Jump Factor


Have you ever listened to a recording and there was a sound so real that it made you jump because something was there in the room with you.

There were sound effects on one of Paul Taylor's cd's last night that startled me.

Which was it for you?
kinsekd
There is a disc that my Brother and i use as part of our "reference listening sessions" when comparing gear. As such, we've heard this track a million times. It has some very fast and dynamic percussive sounds that are of great impact and that's why we use it. If it sounds slow, soft and rounded, we know that the equipment lacks the amount of speed and finesse to reproduce both subtle details and maximum dynamics.
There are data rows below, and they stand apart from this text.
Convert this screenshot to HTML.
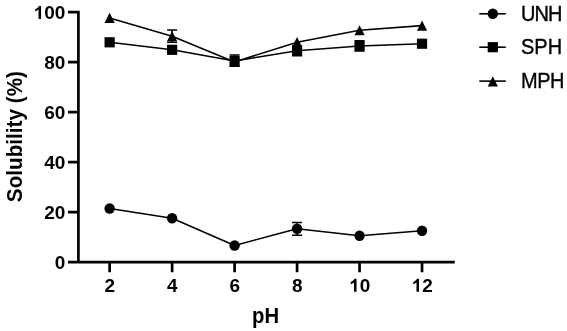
<!DOCTYPE html>
<html><head><meta charset="utf-8"><title>Solubility vs pH</title>
<style>html,body{margin:0;padding:0;background:#fff;width:567px;height:331px;overflow:hidden}svg{display:block;will-change:transform}text{font-family:"Liberation Sans",sans-serif}</style>
</head><body>
<svg width="567" height="331" viewBox="0 0 567 331"><path d="M68 12.20H78.4V262.1M68 262.1H454.8" fill="none" stroke="#000" stroke-width="2.7" stroke-linejoin="miter"/>
<path d="M68 212.04H78.4M68 162.08H78.4M68 112.12H78.4M68 62.16H78.4M109.64 262V272.3M172.12 262V272.3M234.60 262V272.3M297.08 262V272.3M359.56 262V272.3M422.04 262V272.3" fill="none" stroke="#000" stroke-width="2.7"/>
<g font-weight="bold" font-size="19" fill="#000"><text transform="translate(54.73,268.70) scale(1,1.0)">0</text><text transform="translate(44.17,218.74) scale(1,1.0)">2</text><text transform="translate(54.73,218.74) scale(1,1.0)">0</text><text transform="translate(44.17,168.78) scale(1,1.0)">4</text><text transform="translate(54.73,168.78) scale(1,1.0)">0</text><text transform="translate(44.17,118.82) scale(1,1.0)">6</text><text transform="translate(54.73,118.82) scale(1,1.0)">0</text><text transform="translate(44.17,68.86) scale(1,1.0)">8</text><text transform="translate(54.73,68.86) scale(1,1.0)">0</text><path transform="translate(33.60,18.90) scale(0.009277,-0.009277)" d="M804 0H529V1005Q378 868 174 803V1045Q281 1079 407 1175Q533 1270 580 1390H804Z"/><text transform="translate(44.17,18.90) scale(1,1.0)">0</text><text transform="translate(54.73,18.90) scale(1,1.0)">0</text><text transform="translate(104.46,291.70) scale(1,1.0)">2</text><text transform="translate(166.94,291.70) scale(1,1.0)">4</text><text transform="translate(229.42,291.70) scale(1,1.0)">6</text><text transform="translate(291.90,291.70) scale(1,1.0)">8</text><path transform="translate(349.09,291.70) scale(0.009277,-0.009277)" d="M804 0H529V1005Q378 868 174 803V1045Q281 1079 407 1175Q533 1270 580 1390H804Z"/><text transform="translate(359.66,291.70) scale(1,1.0)">0</text><path transform="translate(411.57,291.70) scale(0.009277,-0.009277)" d="M804 0H529V1005Q378 868 174 803V1045Q281 1079 407 1175Q533 1270 580 1390H804Z"/><text transform="translate(422.14,291.70) scale(1,1.0)">2</text></g>
<text transform="translate(265.6,322.9) scale(1,1.07)" text-anchor="middle" font-weight="bold" font-size="20.3">pH</text>
<text transform="translate(21.6,136.6) rotate(-90) scale(1,1.06)" text-anchor="middle" font-weight="bold" font-size="20.7">Solubility (%)</text>
<path d="M172.12 30.10V42.30M167.12 30.10H177.12M167.12 42.30H177.12" stroke="#000" stroke-width="1.5" fill="none"/><path d="M234.60 54.95V66.00M229.60 54.95H239.60M229.60 66.00H239.60" stroke="#000" stroke-width="1.5" fill="none"/><path d="M297.08 222.60V235.20M292.08 222.60H302.08M292.08 235.20H302.08" stroke="#000" stroke-width="1.5" fill="none"/><path d="M297.08 45.70V55.70M292.08 45.70H302.08M292.08 55.70H302.08" stroke="#000" stroke-width="1.5" fill="none"/><path d="M359.56 40.85V51.05M354.56 40.85H364.56M354.56 51.05H364.56" stroke="#000" stroke-width="1.5" fill="none"/>
<polyline fill="none" stroke="#000" stroke-width="1.6" stroke-linejoin="round" points="109.64,208.50 172.12,218.20 234.60,245.50 297.08,228.70 359.56,235.80 422.04,230.70"/>
<polyline fill="none" stroke="#000" stroke-width="1.6" stroke-linejoin="round" points="109.64,42.30 172.12,49.80 234.60,61.00 297.08,50.70 359.56,45.95 422.04,43.70"/>
<polyline fill="none" stroke="#000" stroke-width="1.6" stroke-linejoin="round" points="109.64,17.95 172.12,36.20 234.60,61.90 297.08,42.20 359.56,30.25 422.04,25.65"/>
<g fill="#000"><circle cx="109.64" cy="208.50" r="5.20"/><circle cx="172.12" cy="218.20" r="5.20"/><circle cx="234.60" cy="245.50" r="5.20"/><circle cx="297.08" cy="228.70" r="5.20"/><circle cx="359.56" cy="235.80" r="5.20"/><circle cx="422.04" cy="230.70" r="5.20"/><rect x="104.54" y="37.20" width="10.2" height="10.2"/><rect x="167.02" y="44.70" width="10.2" height="10.2"/><rect x="229.50" y="55.90" width="10.2" height="10.2"/><rect x="291.98" y="45.60" width="10.2" height="10.2"/><rect x="354.46" y="40.85" width="10.2" height="10.2"/><rect x="416.94" y="38.60" width="10.2" height="10.2"/><path d="M109.64 12.85L114.74 23.05L104.54 23.05Z"/><path d="M172.12 31.10L177.22 41.30L167.02 41.30Z"/><path d="M234.60 56.80L239.70 67.00L229.50 67.00Z"/><path d="M297.08 37.10L302.18 47.30L291.98 47.30Z"/><path d="M359.56 25.15L364.66 35.35L354.46 35.35Z"/><path d="M422.04 20.55L427.14 30.75L416.94 30.75Z"/></g>
<path d="M479.3 13.8H505.8" stroke="#000" stroke-width="1.6"/><circle cx="492.80" cy="13.80" r="5.20"/><text transform="translate(520.9,20.50) scale(1,1.08)" letter-spacing="-0.9" font-size="20" stroke="#000" stroke-width="0.35">UNH</text><path d="M479.3 47.2H505.8" stroke="#000" stroke-width="1.6"/><rect x="487.70" y="42.10" width="10.2" height="10.2"/><text transform="translate(520.9,53.90) scale(1,1.08)" letter-spacing="0.1" font-size="20" stroke="#000" stroke-width="0.35">SPH</text><path d="M479.3 81.1H505.8" stroke="#000" stroke-width="1.6"/><path d="M492.80 76.30L497.90 86.50L487.70 86.50Z"/><text transform="translate(520.9,87.80) scale(1,1.08)" letter-spacing="-0.4" font-size="20" stroke="#000" stroke-width="0.35">MPH</text></svg>
</body></html>
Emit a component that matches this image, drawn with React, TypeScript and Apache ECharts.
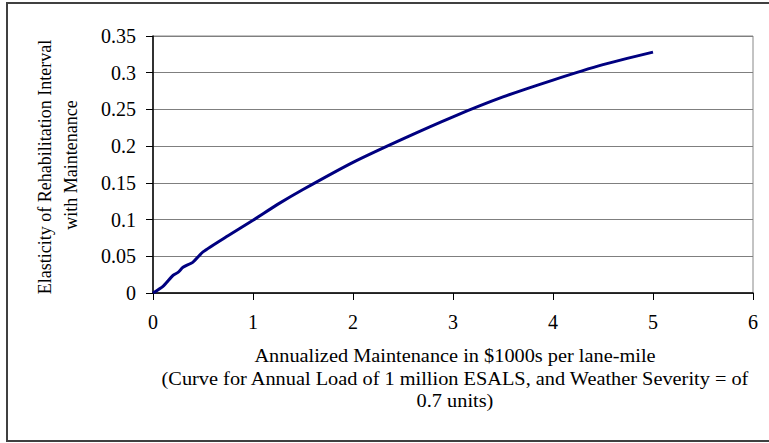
import React, { useEffect, useRef } from "react";
import * as echarts from "echarts";

const maintenance = [0, 0.1, 0.2, 0.25, 0.3, 0.4, 0.5, 0.75, 1, 1.25, 1.5, 2, 2.5, 3, 3.5, 4, 4.5, 5];
const elasticity = [0, 0.009, 0.024, 0.028, 0.035, 0.042, 0.056, 0.078, 0.099, 0.121, 0.141, 0.178, 0.21, 0.24, 0.267, 0.29, 0.311, 0.328];
const yAxisTitle = ["Elasticity of Rehabilitation Interval", "with Maintenance"];
const xAxisTitle = [
  "Annualized Maintenance in $1000s per lane-mile",
  "(Curve for Annual Load of 1 million ESALS, and Weather Severity = of",
  "0.7 units)",
];

const FONT = "'Liberation Serif', 'Times New Roman', serif";

export default function App() {
  const ref = useRef<HTMLDivElement>(null);
  useEffect(() => {
    if (!ref.current) return;
    const chart = echarts.init(ref.current, undefined, { renderer: "svg" });
    const data = maintenance.map((x, i) => [x, elasticity[i]]);
    chart.setOption({
      animation: false,
      backgroundColor: "#ffffff",
      grid: { left: 153, right: 16, top: 36, bottom: 150, show: true, borderColor: "#888888", borderWidth: 1, backgroundColor: "transparent" },
      xAxis: {
        type: "value",
        min: 0,
        max: 6,
        interval: 1,
        axisLine: { show: true, lineStyle: { color: "#000000", width: 1.5 } },
        axisTick: { show: true, length: 7, inside: false, lineStyle: { color: "#000000" } },
        axisLabel: { margin: 19, fontFamily: FONT, fontSize: 20, color: "#000000" },
        splitLine: { show: false },
      },
      yAxis: {
        type: "value",
        min: 0,
        max: 0.35,
        interval: 0.05,
        axisLine: { show: true, lineStyle: { color: "#000000", width: 1.5 } },
        axisTick: { show: true, length: 7, inside: false, lineStyle: { color: "#000000" } },
        axisLabel: { margin: 17, fontFamily: FONT, fontSize: 20, color: "#000000" },
        splitLine: { show: true, lineStyle: { color: "#7f7f7f", width: 1.2 } },
      },
      series: [
        {
          type: "line",
          data,
          showSymbol: false,
          smooth: 0.2,
          lineStyle: { color: "#000080", width: 3 },
        },
      ],
      graphic: [
        {
          type: "rect",
          shape: { x: 7, y: 3, width: 775, height: 438 },
          style: { fill: "none", stroke: "#404040", lineWidth: 2 },
          z: 100,
        },
        {
          type: "text",
          x: 45,
          y: 167,
          rotation: Math.PI / 2,
          style: { text: yAxisTitle[0], font: `18px ${FONT}`, fill: "#000000", align: "center", verticalAlign: "middle" },
        },
        {
          type: "text",
          x: 71,
          y: 165,
          rotation: Math.PI / 2,
          style: { text: yAxisTitle[1], font: `18px ${FONT}`, fill: "#000000", align: "center", verticalAlign: "middle" },
        },
        ...xAxisTitle.map((t, i) => ({
          type: "text",
          x: 455,
          y: 356 + i * 22.5,
          scaleX: 1.13,
          style: { text: t, font: `18px ${FONT}`, fill: "#000000", align: "center", verticalAlign: "middle" },
        })),
      ],
    });
    return () => chart.dispose();
  }, []);
  return <div ref={ref} style={{ position: "fixed", left: 0, top: 0, width: 769, height: 443 }} />;
}
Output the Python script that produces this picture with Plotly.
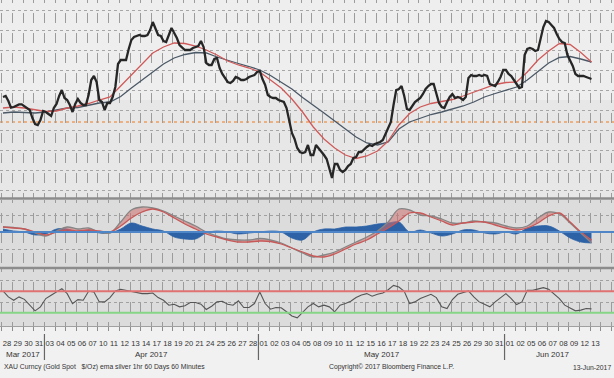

After installing a new component into the system and giving it some time to warm up, i popped this disc in. After spinning through a few tracks, i went to the specific cut that we listen to most of the time. When a certain part of the song came up, i literally jumped out of my seat as it startled me. If my Brother hadn't experienced the same thoughts and noticed this himself, i'm sure that i would have looked like a "kook". The sound was SO fast, dynamic and impactfull that it literally startled me enough to make me lunge forward at full throttle. Needless to say, we still laugh about that to this day : ) Sean
>

PS... Much like Mwilson's comments, i was using Klipsch speakers also, but these were highly modified.
Patrick O'hearn, a song called Malevolent Landscape. I am very familiar with the song yet still to this day it makes my heart skip a beat. The song lulls me with low bass tones, rythmic ambient bliss and then what sounds like an intense electronic brass section blast jumps out and clears all the cobwebs out of my -ss. Have never heard anything quite like it and although I know it's comming it gets me every time.
I might add that although Patrick O'hearn's music is a bit ambient at times I have found very few artists that explore the full frequency spectrum in their music like he does. His recordings are very well engineered and make my speakers do strange and wonderful things.
The first time I heard a hand clap on Janis Ian's "Breaking Silence" album I almost bolted out of my chair thinking something bad had happened to a new record I couldn't return.
Magma. My heart skipped a beat on a percussive vocal crescendo with a steel-trap of a transient (reminded me of the weaponized utterance: "Mua'dib!" in David Lynch's Dune) that startled the living sh*t out of me. 120w tube monos + La Scalas can make some transients take the breath out of you like you've just stepped off a cliff.